Holy Scripture carefully describes God’s love as self-denying and self-sacrificing. “God so loved the world that he gave his only begotten Son” … (John 3:16). In love, therefore, we always deny ourselves and seek the good and salvation of our fellow saints. I Corinthians 13 speaks of God’s love: “Love suffereth long, and is kind; love envieth not; love vaunteth not itself, is not puffed up, Doth not behave itself unseemly, seeketh not her own, is not easily provoked, thinketh no evil; Rejoiceth not in iniquity, but rejoiceth in the truth; Beareth all things, believeth all things, hopeth all things, endureth all things. Love never fails.”
The gift of God’s love is indispensable for the Reformed minister. He must have it or he cannot be a minister. This is plain from the emphasis Scripture places on this gift. Love, Jesus taught us, is the fulfilling of the law of God. It’s the fundamental mark of Jesus’ disciples, “By this shall all men know that ye are my disciples, if ye have love for one another” (John 13:35). Love is the fruit of the Spirit, according to Galatians 5. It’s the more excellent way, according to I Corinthians 13. You may speak with the tongue of men and angels, but without love you’re only making noise like a cymbal. You may have the gift of prophecy and understand all mysteries and all knowledge, you may have all faith so as to be able to move mountains, but if you have no love you are nothing! Nothing profits you without the love of God.
The Reformed minister has a heart filled with the love of God! And because he does, the Reformed minister is a humble man. He has a deep sense of his own sins and sinful nature. Daily he struggles against the weaknesses of his faith and the evil lusts of his sinful nature. And he has a deep sense of God’s greatness, and goodness, and glory. He fears God! He stands in awe before the Almighty. He knows that he cannot function without God’s grace. He can’t preach one sermon, comfort one sorrowing soul, encourage one sick or dying child of God, admonish one wayward saint, teach one class without the grace of God.
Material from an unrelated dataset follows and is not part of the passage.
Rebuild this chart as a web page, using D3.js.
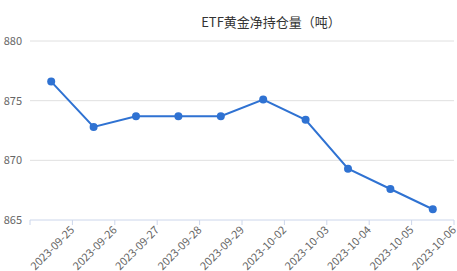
<!DOCTYPE html>
<html>
<head>
<meta charset="utf-8">
<script src="https://cdn.jsdelivr.net/npm/d3@7"></script>
<style>
  body { margin: 0; background: #fff; }
  text { font-family: "Microsoft YaHei", "Noto Sans CJK SC", sans-serif; }
</style>
</head>
<body>
<div id="chart"></div>
<script>
// dates and holdings (tons)
const dates = ['2023-09-25', '2023-09-26', '2023-09-27', '2023-09-28', '2023-09-29',
               '2023-10-02', '2023-10-03', '2023-10-04', '2023-10-05', '2023-10-06']
const holdings = [876.6, 872.8, 873.7, 873.7, 873.7, 875.1, 873.4, 869.3, 867.6, 865.9]
const yTicks = [865, 870, 875, 880]
const title = 'ETF黄金净持仓量（吨）'

const W = 457, H = 271
const dims = { top: 41, right: 3, bottom: 51, left: 30 }
const width = W - dims.left - dims.right
const height = H - dims.top - dims.bottom

const data = dates.map((d, i) => ({ date: d, value: holdings[i] }))

const svg = d3.select('#chart').append('svg')
    .attr('width', W).attr('height', H)

const g = svg.append('g')
    .attr('transform', 'translate(' + dims.left + ',' + dims.top + ')')

const x = d3.scaleBand().domain(dates).range([0, width])
const y = d3.scaleLinear().domain([865, 880]).range([height, 0])

// title
svg.append('text')
    .attr('x', 271).attr('y', 27)
    .attr('text-anchor', 'middle')
    .style('font-size', '13px')
    .attr('fill', '#333')
    .text(title)

// grid lines
g.selectAll('.grid').data(yTicks.slice(1)).join('line')
    .attr('x1', 0).attr('x2', width)
    .attr('y1', d => y(d)).attr('y2', d => y(d))
    .attr('stroke', '#e0e0e0')

// y labels
g.selectAll('.ylab').data(yTicks).join('text')
    .attr('x', -8).attr('y', d => y(d))
    .attr('dy', '0.35em')
    .attr('text-anchor', 'end')
    .style('font-size', '11px')
    .attr('fill', '#666')
    .text(d => d)

// x axis line and ticks at band boundaries
g.append('line')
    .attr('x1', 0).attr('x2', width)
    .attr('y1', height).attr('y2', height)
    .attr('stroke', '#ccd6eb')

const bounds = dates.map(d => x(d)).concat([width])
g.selectAll('.xtick').data(bounds).join('line')
    .attr('x1', d => d).attr('x2', d => d)
    .attr('y1', height).attr('y2', height + 5)
    .attr('stroke', '#ccd6eb')

// x labels rotated
g.selectAll('.xlab').data(dates).join('text')
    .attr('transform', d => 'translate(' + (x(d) + x.bandwidth()) + ',' + (height + 8) + ') rotate(-45)')
    .attr('text-anchor', 'end')
    .attr('dy', '0.35em')
    .style('font-size', '11px')
    .attr('fill', '#666')
    .text(d => d)

// line
const line = d3.line()
    .x(d => x(d.date) + x.bandwidth() / 2)
    .y(d => y(d.value))

g.append('path').datum(data)
    .attr('d', line)
    .attr('fill', 'none')
    .attr('stroke', '#2f72d2')
    .attr('stroke-width', 2)

g.selectAll('.pt').data(data).join('circle')
    .attr('cx', d => x(d.date) + x.bandwidth() / 2)
    .attr('cy', d => y(d.value))
    .attr('r', 4)
    .attr('fill', '#2f72d2')
</script>
</body>
</html>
Knowing this he is a man of prayer. Daily he seeks the grace and Holy Spirit of God to enable him to be a faithful Reformed minister to the people of God. And, strengthened by means of the Word and prayer, gladly in love to God and for His people, humbly as before God’s face, he spends himself and is spent in the ministry of the Word!
No one put it better than the late Rev. Gerrit Vos did in a letter to me shortly after he became emeritus, “My son, of all the things I counseled you, remember this, be humble. There is a humility which is feigned, that’s abominable in God’s sight. Be humble from the heart, and God’s people will bear you up in their arms.”
This is what a Reformed minister looks like.